• The exercise:
Search the material below for the word "matplotlib". Copy every line that has it.

• Dataset content:

>> START

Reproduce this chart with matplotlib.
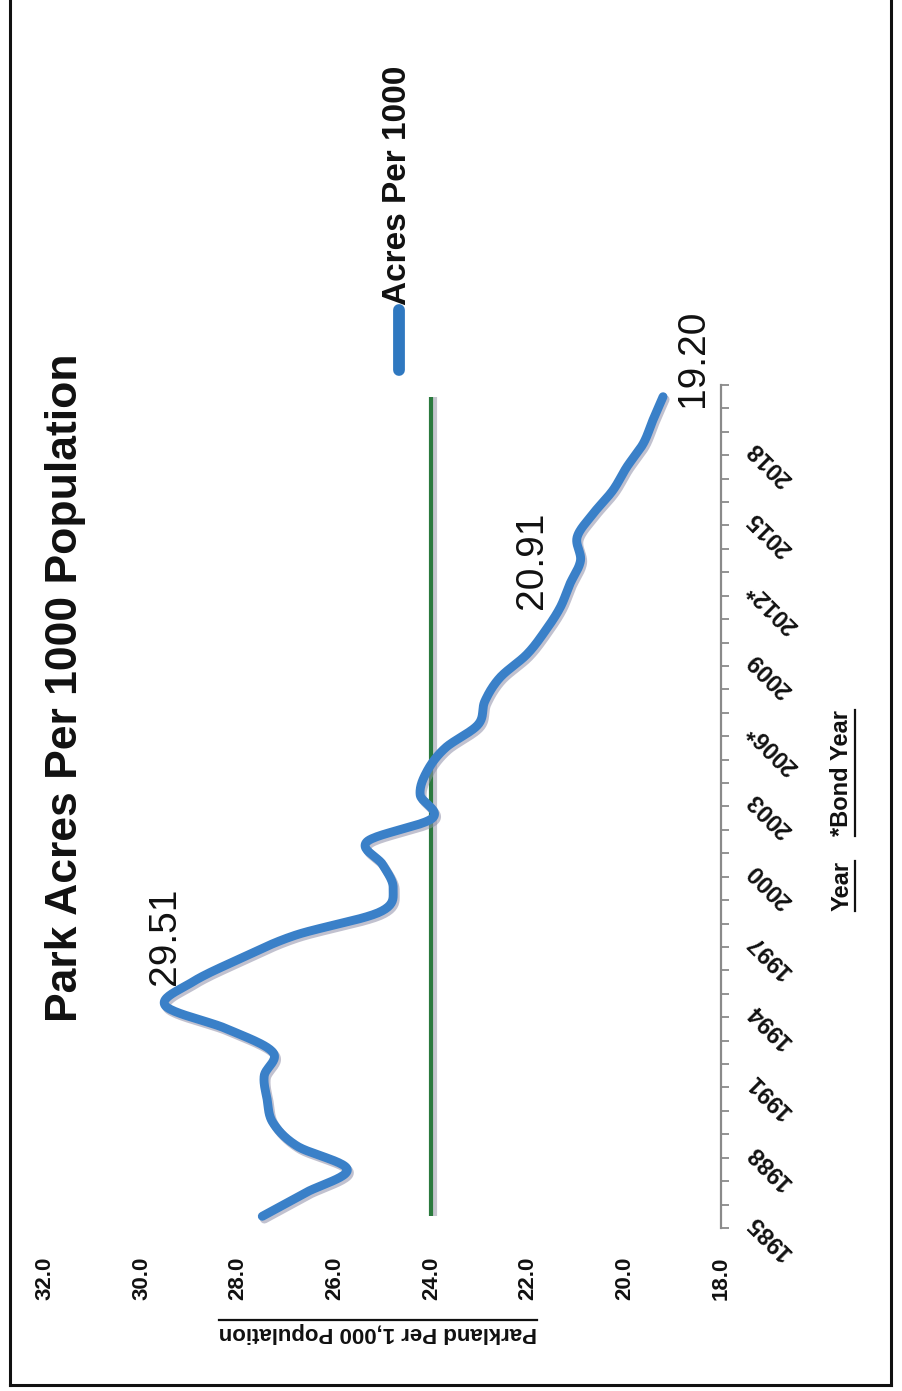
import numpy as np
import matplotlib
matplotlib.use("Agg")
import matplotlib.pyplot as plt
import matplotlib.patheffects as pe
import matplotlib.transforms as mtrans
from matplotlib.lines import Line2D

plt.rcParams['font.family'] = ['Liberation Sans', 'DejaVu Sans']

# ---------------- data ----------------
years = [1985, 1986, 1987, 1988, 1989, 1990, 1991, 1992, 1993, 1994,
         1995, 1996, 1997, 1998, 1999, 2000, 2001, 2002, 2003, 2004,
         2005, 2006, 2007, 2008, 2009, 2010, 2011, 2012, 2013, 2014,
         2015, 2016, 2017, 2018, 2019, 2020]
acres_per_1000 = [27.50, 26.61, 25.74, 26.78, 27.28, 27.40, 27.46, 27.28, 28.23, 29.51,
                  28.95, 27.96, 26.82, 25.06, 24.79, 25.00, 25.33, 23.98, 24.23, 24.09,
                  23.71, 23.03, 22.89, 22.58, 22.02, 21.64, 21.33, 21.13, 20.91, 20.98,
                  20.65, 20.24, 19.95, 19.61, 19.41, 19.20]
target_value = 24.0
year_tick_labels = ['1985', '1988', '1991', '1994', '1997', '2000', '2003',
                    '2006*', '2009', '2012*', '2015', '2018']
value_ticks = [18, 20, 22, 24, 26, 28, 30, 32]
labeled_years = [1994, 2013, 2020]

# ---------------- figure ----------------
W, H = 903, 1391
fig = plt.figure(figsize=(W / 100, H / 100), dpi=100)
fig.patch.set_facecolor('white')

def fx(px):
    return px / W

def fy(py):
    return 1 - py / H

ax_left, ax_right = 45, 721
ax_top, ax_bottom = 385, 1228
ax = fig.add_axes([fx(ax_left), fy(ax_bottom), (ax_right - ax_left) / W, (ax_bottom - ax_top) / H])
ax.set_facecolor('none')

n = len(years)
pos = np.arange(n, dtype=float)
vals = np.array(acres_per_1000, dtype=float)

# Catmull-Rom smoothing (like Excel's smoothed line)
def catmull(xs, ys, steps=24):
    P = np.column_stack([xs, ys])
    P = np.vstack([2 * P[0] - P[1], P, 2 * P[-1] - P[-2]])
    out = []
    for i in range(1, len(P) - 2):
        p0, p1, p2, p3 = P[i - 1], P[i], P[i + 1], P[i + 2]
        t = np.linspace(0, 1, steps, endpoint=False)[:, None]
        pts = 0.5 * ((2 * p1) + (-p0 + p2) * t + (2 * p0 - 5 * p1 + 4 * p2 - p3) * t ** 2
                     + (-p0 + 3 * p1 - 3 * p2 + p3) * t ** 3)
        out.append(pts)
    out.append(P[-2][None, :])
    out = np.vstack(out)
    return out[:, 0], out[:, 1]

sx, sy = catmull(vals, pos)

# target line (green)
ax.plot([target_value, target_value], [pos[0], pos[-1]], color='#2b7a3e', lw=3,
        solid_capstyle='butt',
        path_effects=[pe.SimpleLineShadow(offset=(3, 0), shadow_color='#b8b8c4', alpha=0.8), pe.Normal()],
        zorder=2)

# main line (blue)
ax.plot(sx, sy, color='#3a80c8', lw=6.4, solid_capstyle='round', solid_joinstyle='round',
        path_effects=[pe.SimpleLineShadow(offset=(1.5, -2), shadow_color='#8f8fa8', alpha=0.55), pe.Normal()],
        zorder=3)

ax.set_xlim(32, 18)
ax.set_ylim(-0.5, n - 0.5)

for s in ['top', 'left', 'bottom']:
    ax.spines[s].set_visible(False)
ax.spines['right'].set_color('#8a8a8a')
ax.spines['right'].set_linewidth(1.6)

# ticks: minor tick marks on the right (category boundaries), labels drawn as texts
ax.set_xticks(value_ticks)
ax.tick_params(axis='x', length=0, labelbottom=False)
ax.yaxis.tick_right()
ax.set_yticks([])
ax.set_yticks(np.arange(-0.5, n, 1.0), minor=True)
ax.tick_params(axis='y', which='minor', length=6, width=1.3, color='#8a8a8a', direction='out',
               right=True, left=False, labelright=False)

# value labels (below the axis)
tx_val = mtrans.blended_transform_factory(ax.transData, ax.transAxes)
for v in value_ticks:
    ax.text(v, 0, f'{v:.1f}', transform=tx_val + mtrans.ScaledTranslation(0, -29 / 100, fig.dpi_scale_trans),
            rotation=90, ha='center', va='top', fontsize=16, fontweight='bold', color='#111111',
            clip_on=False)

# year labels (right of the axis)
tx_year = mtrans.blended_transform_factory(ax.transAxes, ax.transData)
for t in year_tick_labels:
    i = years.index(int(t.rstrip('*')))
    ax.text(1, pos[i], t, transform=tx_year + mtrans.ScaledTranslation(30 / 100, -2 / 100, fig.dpi_scale_trans),
            rotation=135, rotation_mode='anchor', ha='right', va='center', fontsize=17,
            fontweight='bold', color='#111111', clip_on=False)

# data labels
offsets = {1994: ((0, 21), 'center', 'bottom'),
           2013: ((-30, 0), 'right', 'center'),
           2020: ((12, -10), 'left', 'bottom')}
for yr in labeled_years:
    i = years.index(yr)
    off, ha, va = offsets[yr]
    ax.annotate(f'{acres_per_1000[i]:.2f}', xy=(acres_per_1000[i], pos[i]), xytext=off,
                textcoords='offset pixels', rotation=90, ha=ha, va=va, fontsize=28,
                color='#111111', zorder=5)

# title
fig.text(fx(66), fy(688), 'Park Acres Per 1000 Population', rotation=90, ha='center', va='center',
         fontsize=32, fontweight='bold', color='#111111')

# legend
fig.add_artist(Line2D([fx(399), fx(399)], [fy(370), fy(310)], color='#2f78c0', lw=8.5,
                      solid_capstyle='round', transform=fig.transFigure))
fig.text(fx(398), fy(305), 'Acres Per 1000', rotation=90, ha='center', va='bottom',
         fontsize=24, fontweight='bold', color='#111111')

# axis titles
t_val = fig.text(fx(378), fy(1333), 'Parkland Per 1,000 Population', rotation=180, ha='center', va='center',
                 fontsize=16, fontweight='bold', color='#111111')
t_year = fig.text(fx(842), fy(886), 'Year', rotation=90, ha='center', va='center',
                  fontsize=17, fontweight='bold', color='#111111')
t_bond = fig.text(fx(842), fy(773), '*Bond Year', rotation=90, ha='center', va='center',
                  fontsize=17, fontweight='bold', color='#111111')

fig.canvas.draw()
renderer = fig.canvas.get_renderer()

def underline(t, side):
    bb = t.get_window_extent(renderer)
    if side == 'top':
        y = bb.y1 + 3
        fig.add_artist(Line2D([bb.x0 / W, bb.x1 / W], [y / H, y / H], color='#111111', lw=1.6,
                              transform=fig.transFigure))
    else:
        x = bb.x1 + 2
        fig.add_artist(Line2D([x / W, x / W], [bb.y0 / H, bb.y1 / H], color='#111111', lw=1.6,
                              transform=fig.transFigure))

underline(t_val, 'top')
underline(t_year, 'right')
underline(t_bond, 'right')

# outer frame
frame_kw = dict(color='#111111', lw=2.2, transform=fig.transFigure, solid_capstyle='projecting')
fig.add_artist(Line2D([fx(10), fx(10)], [fy(0), fy(1385)], **frame_kw))
fig.add_artist(Line2D([fx(891), fx(891)], [fy(0), fy(1385)], **frame_kw))
fig.add_artist(Line2D([fx(10), fx(891)], [fy(1385), fy(1385)], **frame_kw))

fig.savefig('out.png', dpi=100, facecolor='white')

>> END

• Completed exercise:
Reproduce this chart with matplotlib.
import matplotlib
matplotlib.use("Agg")
import matplotlib.pyplot as plt
import matplotlib.patheffects as pe
import matplotlib.transforms as mtrans
from matplotlib.lines import Line2D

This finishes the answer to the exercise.